I know this Magness guy is really not worth the time investment, but before I leave this behind I wanted to share this great passage from Samuelson-Solow on the difficulty of pinning down microfoundations (which, as you'll recall from the last post, is the point of the paper - to discuss competing microfoundational explanations of the Phillips Curve floating around in the 50s). From page 191:
"We have concluded that it is not possible on the basis of a priori reasoning to reject either the demand-pull or cost-push hypothesis, or the variants of the latter such as demand-shift.
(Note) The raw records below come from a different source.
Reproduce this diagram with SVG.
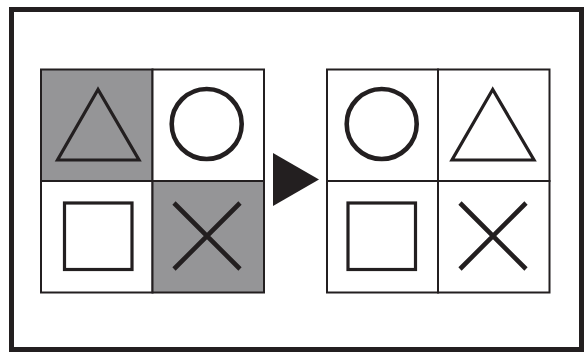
<svg xmlns="http://www.w3.org/2000/svg" width="584" height="352" viewBox="0 0 584 352">
<style>
.cell{stroke:#231f20;stroke-width:2}
.w{fill:#fff}
.g{fill:#959597}
.sh{fill:none;stroke:#231f20;stroke-width:3.2}
.ci{fill:none;stroke:#231f20;stroke-width:4.6}
.x{fill:none;stroke:#231f20;stroke-width:4.6}
</style>
<rect width="584" height="352" fill="#fff"/>
<rect x="11.5" y="9.5" width="570" height="340" fill="none" stroke="#231f20" stroke-width="5"/>
<g id="left-grid">
<g id="l-tri"><rect class="cell g" x="41" y="69.5" width="111.5" height="111.5"/><polygon class="sh" points="98,89.5 57.5,160 139,160"/></g>
<g id="l-circ"><rect class="cell w" x="152.5" y="69.5" width="111.5" height="111.5"/><circle class="ci" cx="206.7" cy="124" r="35"/></g>
<g id="l-sq"><rect class="cell w" x="41" y="181" width="111.5" height="111.5"/><rect class="sh" x="64.5" y="203" width="67.5" height="66.5"/></g>
<g id="l-x"><rect class="cell g" x="152.5" y="181" width="111.5" height="111.5"/><path class="x" d="M174,203 L240,269 M240,203 L174,269"/></g>
</g>
<g id="connectors">
<polygon points="273,153 319,179.5 273,206" fill="#231f20"/>
</g>
<g id="right-grid">
<g id="r-circ"><rect class="cell w" x="327" y="69.5" width="111" height="111.5"/><circle class="ci" cx="381.7" cy="124" r="35"/></g>
<g id="r-tri"><rect class="cell w" x="438" y="69.5" width="111.5" height="111.5"/><polygon class="sh" points="492.7,89.5 452,160 534,160"/></g>
<g id="r-sq"><rect class="cell w" x="327" y="181" width="111" height="111.5"/><rect class="sh" x="348" y="203" width="67.5" height="66.5"/></g>
<g id="r-x"><rect class="cell w" x="438" y="181" width="111.5" height="111.5"/><path class="x" d="M460,203 L526,269 M526,203 L460,269"/></g>
</g>
</svg>
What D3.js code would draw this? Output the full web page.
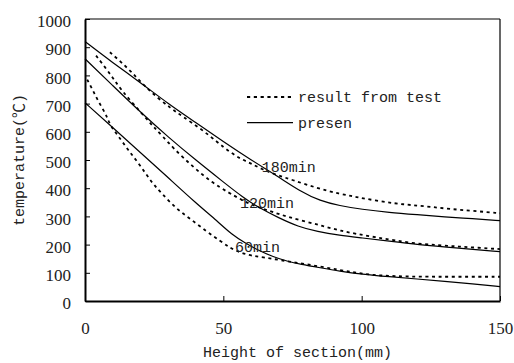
<!DOCTYPE html>
<html>
<head>
<meta charset="utf-8">
<script src="https://cdn.jsdelivr.net/npm/d3@7/dist/d3.min.js"></script>
<style>
  html, body { margin: 0; padding: 0; background: #fff; }
  svg { display: block; }
</style>
</head>
<body>
<svg id="chart" width="514" height="363"></svg>
<script>
// ---- data (height of section in mm, temperature in °C) ----
const yTicks = [0, 100, 200, 300, 400, 500, 600, 700, 800, 900, 1000];
const xTicks = [0, 50, 100, 150];

const test180 = [[9,882],[13,848],[17,810],[21,768],[26,722],[31,684],[35,656],[42,610],[48,562],[52,531],[56,505],[60,488],[64,467],[69,448],[75,429],[84,400],[92,380],[98,369],[105,356],[112,346],[118,340],[125,334],[132,326],[140,320],[150,311]];
const presen180 = [[0,920],[10,845],[20,775],[30,700],[40,633],[50,565],[60,500],[70,440],[78,388],[85,355],[92,338],[100,325],[110,314],[120,306],[130,298],[140,292],[150,285]];

const test120 = [[4,870],[7.5,826],[10.5,785],[13.5,744],[17.7,696],[22.5,643],[25,615],[28,585],[32,541],[39,476],[46,419],[52,384],[56,362],[60,342],[64,328],[68,315],[73,299],[80,281],[86,266],[92,250],[98,238],[105,226],[112,215],[120,203],[128,198],[135,193],[142,189],[150,184]];
const presen120 = [[0,859],[10,764],[20,670],[30,582],[40,500],[50,422],[57,368],[63,330],[70,295],[77,264],[84,246],[92,233],[100,224],[110,212],[120,200],[135,187],[150,175]];

const test60 = [[0.8,785],[2.1,761],[3.3,738],[4.5,714],[6.9,673],[8.1,649],[9.3,620],[11.7,590],[15.6,535],[19.9,482],[24.1,420],[27.7,382],[33.1,326],[37.9,293],[44,246],[48.8,214],[52.4,188],[56,172],[60.4,160],[65,154],[70.5,145],[77.7,134],[85,122],[92,110],[98,100],[104,92],[112,88],[120,86],[135,86],[150,86]];
const presen60 = [[0,703],[10,615],[20,527],[30,438],[40,348],[48,282],[53,236],[58,205],[63,178],[68,157],[73,141],[78,130],[85,118],[92,106],[100,95],[110,86],[120,78],[130,70],[140,61],[150,51]];

const curveLabels = [
  { text: "180min", x: 63.9, y: 458 },
  { text: "120min", x: 56,   y: 330 },
  { text: "60min",  x: 54.2, y: 175 }
];
const legendItems = [
  { text: "result from test", dashed: true },
  { text: "presen", dashed: false }
];
const xTitle = "Height of section(mm)";
const yTitle = "temperature(℃)";

// ---- layout ----
const svg = d3.select("#chart");
const L = 85, R = 500, T = 19, B = 301;
const x = d3.scaleLinear().domain([0, 150]).range([L, R]);
const y = d3.scaleLinear().domain([0, 1000]).range([B, T]);

const NUM_FONT = '"Liberation Serif", serif';
const MONO_FONT = '"Liberation Mono", "Noto Sans CJK SC", monospace';

function numText(sel) {
  sel.style("font-family", NUM_FONT).style("font-size", "17px").attr("fill", "#222");
}
function monoText(sel) {
  sel.style("font-family", MONO_FONT).style("font-size", "15px").attr("fill", "#222");
}

// frame
svg.append("line").attr("x1", L).attr("x2", R).attr("y1", T).attr("y2", T)
  .attr("stroke", "#000").attr("stroke-width", 1.2);
svg.append("line").attr("x1", R).attr("x2", R).attr("y1", T).attr("y2", B)
  .attr("stroke", "#000").attr("stroke-width", 1.2);

// y axis
const gy = svg.append("g").attr("transform", `translate(${L},0)`)
  .call(d3.axisLeft(y).tickValues(yTicks).tickFormat(d3.format("d"))
    .tickSizeInner(-5).tickSizeOuter(0).tickPadding(14));
gy.attr("font-family", null).attr("font-size", null);
gy.select(".domain").attr("stroke-width", 2);
gy.selectAll(".tick line").attr("stroke-width", 1);
gy.selectAll(".tick text").call(numText).attr("dy", "0.45em");

// x axis
const gx = svg.append("g").attr("transform", `translate(0,${B})`)
  .call(d3.axisBottom(x).tickValues(xTicks).tickFormat(d3.format("d"))
    .tickSizeInner(-5).tickSizeOuter(0).tickPadding(21));
gx.attr("font-family", null).attr("font-size", null);
gx.select(".domain").attr("stroke-width", 2);
gx.selectAll(".tick line").attr("stroke-width", 1);
gx.selectAll(".tick text").call(numText).attr("dy", "0.71em");

// axis titles
svg.append("text").attr("x", (L + R) / 2 + 5).attr("y", 357)
  .attr("text-anchor", "middle").call(monoText).text(xTitle);
svg.append("text").attr("transform", `translate(24,${(T + B) / 2}) rotate(-90)`)
  .attr("text-anchor", "middle").call(monoText).text(yTitle);

// curves
const line = d3.line().x(d => x(d[0])).y(d => y(d[1])).curve(d3.curveBasis);
[test180, test120, test60].forEach(s => {
  svg.append("path").datum(s).attr("d", line).attr("fill", "none")
    .attr("stroke", "#000").attr("stroke-width", 1.8)
    .attr("stroke-dasharray", "3,3.6");
});
[presen180, presen120, presen60].forEach(s => {
  svg.append("path").datum(s).attr("d", line).attr("fill", "none")
    .attr("stroke", "#000").attr("stroke-width", 1.2);
});

// curve labels
svg.selectAll(".clabel").data(curveLabels).enter().append("text")
  .attr("x", d => x(d.x)).attr("y", d => y(d.y)).call(monoText)
  .text(d => d.text);

// legend
const lg = svg.append("g").attr("transform", "translate(247,97)");
legendItems.forEach((d, i) => {
  const gy0 = i * 25.6;
  lg.append("line").attr("x1", 0).attr("x2", 46).attr("y1", gy0).attr("y2", gy0)
    .attr("stroke", "#000")
    .attr("stroke-width", d.dashed ? 2 : 1.3)
    .attr("stroke-dasharray", d.dashed ? "3.2,3.6" : null);
  lg.append("text").attr("x", 51).attr("y", gy0 + 5).call(monoText).text(d.text);
});
</script>
</body>
</html>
We have also argued that the empirical identifications needed to distinguish between these hypotheses may be quite impossible from the experience of macrodata that is available to us; and that, while use of microdata might throw additional light on the problem, even here identification is fraught with difficulties and ambiguities."
They go on to talk about a hypothetical natural experiment (they don't use that term obviously) and how it could potentially sort things out.
This is, of course, the Lucas critique. It just took Lucas to really make it stick.
The second point I want to make is that when you're talking about history of thought you really need to distinguish between what contribution (say) Friedman actually made to the discussion and what contribution Friedman said he made (or even what contribution the textbook or the Nobel prize committee said he made... because you don't do intellectual history by polling practitioners). It's trivial to find Friedman saying those crazy Keynesians didn't realize the Phillips Curve isn't stable. If the question is "how did Friedman describe his own research program" that has a different answer from the question of "how did Friedman fit into the history of the Phillips Curve".